Note that women are typically not welcome in Riyadh's traditional coffee and shisha (water pipe) shops. To get your caffeine fix as a Western tourist, you'll want to stick to the capital's more upscale hotels. At the Caravan Stop in the Hotel Al Khozama, you can sip coffee with traditional desserts like rosewater custard and almond puff pastry.
The perfect cup should have a caramel-colored crema layer on top that is thick enough to support a spoonful of sugar for a few seconds before breaking.

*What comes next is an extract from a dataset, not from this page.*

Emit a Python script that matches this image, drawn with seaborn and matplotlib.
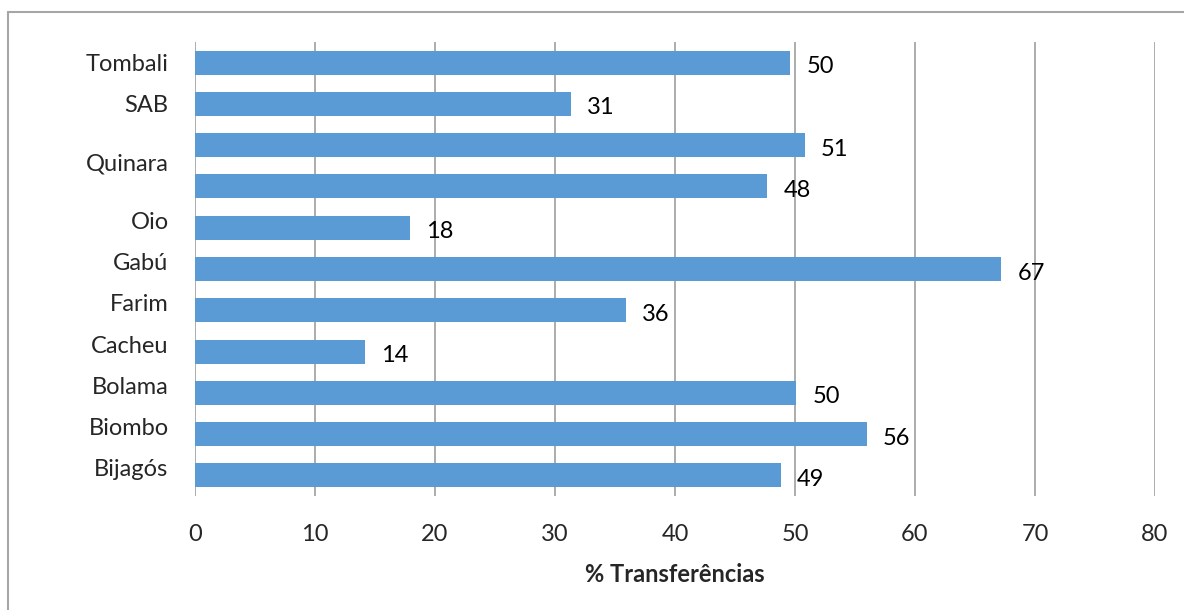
import matplotlib
matplotlib.use("Agg")
import matplotlib.pyplot as plt
import matplotlib.transforms as mtransforms
from matplotlib.lines import Line2D
import seaborn as sns
import pandas as pd

# ---- data ----
bar_keys = ["Tombali", "SAB", "Quinara_a", "Quinara_b", "Oio", "Gabú",
            "Farim", "Cacheu", "Bolama", "Biombo", "Bijagós"]
values = [49.6, 31.3, 50.8, 47.7, 17.9, 67.2, 35.9, 14.2, 50.1, 56.0, 48.8]
tick_labels = ["Tombali", "SAB", "Quinara", "Oio", "Gabú", "Farim",
               "Cacheu", "Bolama", "Biombo", "Bijagós"]
x_ticks = [0, 10, 20, 30, 40, 50, 60, 70, 80]
x_title = "% Transferências"

BAR_COLOR = "#5B9BD5"
GRID_COLOR = "#A6A6A6"
FS = 17

sns.set_theme(style="white")
plt.rcParams["font.family"] = ["Lato", "DejaVu Sans"]

df = pd.DataFrame({"key": bar_keys, "value": values})

fig = plt.figure(figsize=(11.84, 6.10), dpi=100)
ax = fig.add_axes([195 / 1184, 1 - 496 / 610, 960 / 1184, 454 / 610])

sns.barplot(data=df, x="value", y="key", orient="h", color=BAR_COLOR,
            width=0.58, saturation=1, ax=ax, zorder=3, linewidth=0)

ax.set_xlim(0, 80)
ax.set_ylim(len(bar_keys) - 0.5, -0.5)
ax.set_xticks(x_ticks)
ax.set_xticklabels([str(t) for t in x_ticks], fontsize=FS)
ax.tick_params(axis="x", length=0, pad=20)
ax.tick_params(axis="y", length=0, pad=19)
for s in ax.spines.values():
    s.set_visible(False)
ax.xaxis.grid(True, color=GRID_COLOR, linewidth=1.3, zorder=0)
ax.set_axisbelow(True)

# y tick labels: Quinara spans its two bars
positions = []
pos_map = {k: i for i, k in enumerate(bar_keys)}
for lab in tick_labels:
    if lab == "Quinara":
        positions.append((pos_map["Quinara_a"] + pos_map["Quinara_b"]) / 2 - 0.1)
    elif lab in ("Tombali", "SAB"):
        positions.append(pos_map[lab])
    else:
        positions.append(pos_map[lab] - 0.18)
ax.set_yticks(positions)
ax.set_yticklabels(tick_labels, fontsize=FS)
ax.set_ylabel("")
ax.set_xlabel(x_title, fontsize=FS, fontweight="bold", labelpad=13)

# data labels
offset = mtransforms.ScaledTranslation(16 / 100, -4 / 100, fig.dpi_scale_trans)
for i, v in enumerate(values):
    ax.text(v, i, f"{v:.0f}", fontsize=FS, ha="left", va="center",
            transform=ax.transData + offset, color="black")

# outer frame (left and top edges visible)
fig.add_artist(Line2D([8 / 1184, 8 / 1184], [0, 1 - 12 / 610],
                      transform=fig.transFigure, color="#A6A6A6", linewidth=1.5))
fig.add_artist(Line2D([8 / 1184, 1], [1 - 12 / 610, 1 - 12 / 610],
                      transform=fig.transFigure, color="#A6A6A6", linewidth=1.5))

fig.savefig("out.png", dpi=100, facecolor="white")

Experts claim you can find Rome's best espresso near the Pantheon, where water is sourced from springs by the Aqua Virgo, an aqueduct built in 19 B.C. The most popular with locals is at Caffe Sant'Eustachio, where Romans have been stepping up to the stainless-steel bar since 1938.
Turkey: Türk Kahvesi
A remnant of Ottoman coffeehouse culture, this thick brew is made in a copper cezve (a long-handled pot) and often served after meals with chewy Turkish delight candy.
Founded in 1923 in Istanbul's Kadıköy market, Fazıl Bey'in Türk Kahvesi offers its small cups of Turkish coffee in flavors like cardamom, vanilla, or mastic—an aromatic resin used in Mediterranean desserts.